The second part of Seekers which is documented in my quilt is the idea that "Broken and Dirties" are often more nourishing than one solitary perfect item. Ron Arms talked about this in reference to cookies. I’ve tried to apply it to my life all over. In making this quilt, especially, I’ve learned that not everything I will ever do is going to be perfect, and that’s OK! In fact it’s even better than OK, it’s wonderful. I’ve made so many non-perfect stitches in this quilt that my ego just fell out of the bottom of it. Once I was not taking personally all of the mistakes and do-overs that occurred, I found myself not only calm about trying this new project, but I actually enjoyed it, too! And even with all the mistakes I’ve made, with all of the mismatched corners that are still in the finished product, I can honestly say that I think this is the most beautiful thing I have ever made. The mistakes, though they used to make me fret, are now my favorite parts of the quilt because they were a very hard and powerful lesson for such a neurotic perfectionist as myself to learn. In this quilt, a new philosophy has been instilled in me, thanks to the seed planted by Ron Arms. From now on, I will not strive to be perfect, I will just strive to do my best and to learn and grow from each experience. If I continue to insist that everything in my life be absolutely perfect, I think my existence would be a very sterile one. Instead, I will now consciously take the errors and inconsistencies of life over the safety of knowing things are absolutely perfect. Kate Amoss told me that the Navajos consider flaws in artwork the "windows" for the soul. If a Navajo makes a piece of art that is flawless, they deliberately add a flaw to the work so that they will not become obsessed with keeping it perfect. That way, they can move on to other challenges, and allow themselves to grow in the messy, perfectionless process of learning new things.
This quilt is also helping me to remember the incredible women I have gotten to spend time with in the process of making this quilt, and before that, Casey’s quilt and just throughout interacting with all of you in the church community. Perhaps none of you knew how much I was watching and learning from you; perhaps none of you realized how much I was paying attention to the way you handled yourselves; but in your presence, I have found so many fantastic role models for myself that I would consider myself very lucky indeed to one day gain just a part of Miriam’s gift for words and stories, Deborah’s and Marjory’s gift for teaching, Diane’s gift for enthusiasm, Trish’s confidence and strength, Margreta’s gift for color art and shape and many, many more.
You have all meant a great deal to me, and I have tried to learn as much as I can.

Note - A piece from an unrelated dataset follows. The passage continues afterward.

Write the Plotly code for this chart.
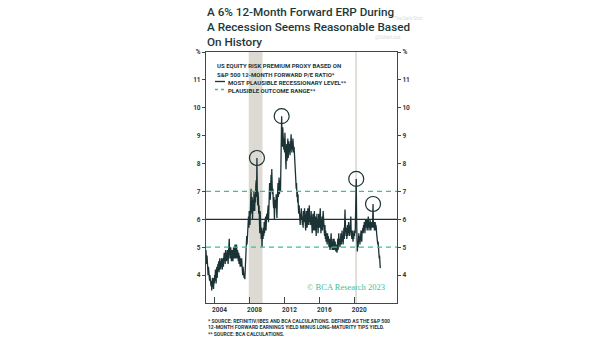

I’m hoping that this quilt will help me to take a part of all of you with me, help me to see how wonderful and supportive it can be to participate in a traditional woman’s activity, help me to feel connected to all of you and to all of the women who have ever been a part of that tradition, and help me to feel energy from that process. For so long, I have been nervous about trying anything even remotely associated with "women’s work". To me, that term seemed degrading and unvalued. In quilting, I have found value, pride and strength. I have learned that women’s work is only unvalued to those who think badly of women, and that these quilts, along with everything else women do, are a very important part of community. While I still like to see men and women sharing all tasks and would rather not have to have a gender designation on chores at all, "women’s work" has lost a lot of it’s negative connotations for me, and I feel more ready to be comfortable with myself as a woman as a result of this. Marjory’s book, "Braided Streams" has shown me many different alternatives to trying to succeed by being "just one of the boys". I now know I can find a different strength in my own gender that will ultimately be easier for me to use and feel comfortable with.
I am very proud to be a part of a community where God is valued for maleness, and femaleness and everything in between. While I am still struggling to outgrow the ideas instilled in me that say that God is male, I take heart in the idea that God is bigger than male and that there are female parts of God which I can identify with on a much more personal level. The God that I see is a dancing, laughing, warming light and a concerned mother and a protective father and, as Lewise Busch once said, an "antelope God". I thank Seekers for giving me the support and courage to find all of those things in God and set my image of the Creator free from such human constraints as gender. I must admit, trying to picture God now is like trying to picture infinity — it makes my brain hurt with the attempt — but I think it is more than worth the effort, and I am always excited to discover new forms of God.
Finally, the part of my quilt that is the picture of myself at Seekers are the butterfly fabrics that are on the outer border, and then also on the entire back of the quilt. I’ve never really identified with butterflies before this, but when I got all my fabric home from the store, I realized that somehow, I had picked out two butterfly patterns. I didn’t really worry about it too much, but I kept it in my mind just to ponder over. When I was at Kate Amoss’ house working on the quilt, however, she pointed out that butterflies are a symbol of rebirth and change. It struck me at that moment how much I have changed and grown since I came to Seekers. I am no longer angry at the church or at "Christians" who seem to do more harm than good. I am starting to put my trust back into organized religion. The fact that I am standing here before you all is definitely something I never, ever would have pictured myself doing four years ago. I guess I do feel quite like a butterfly myself, in that before I came here, my feelings about Churches and Christians were about as attractive at the caterpillar before it spins its cocoon. Now, I’m so filled with the hope that this community has given me, I feel like I could soar. Thank you, so, so much.
I have heard stories of people leaving work behind and moving to Washington D.C. just to be a part of the Seekers community. Ken Burton is the first one who comes to mind. That sounds like the exact same thinking that Christ must have had in mind when he asked his followers to drop everything and follow him. It must have been a hard call to follow at first, but to talk to Ken, it was most definitely worth it. I can only hope that I am being called away from Seekers to a place that will even half as enriching as what Seekers has given me. I’m leaving with a lot of good memories, with my scrapbook quilt and I am leaving a better person than I was when I first walked in these doors. I would be lying however, if I didn’t say that I also feel such a loss of potential for even more things that I could have learned, that it makes leaving a very difficult and frustrating thing. My next adventure at the University of Michigan Law School looks to be a challenging one, but I have faith that the lessons I learned at Seekers will help to make it a successful one. Thanks to all of you, for everything you have done. Whether you have realized it or not, you have all helped me to transition from fear to hope.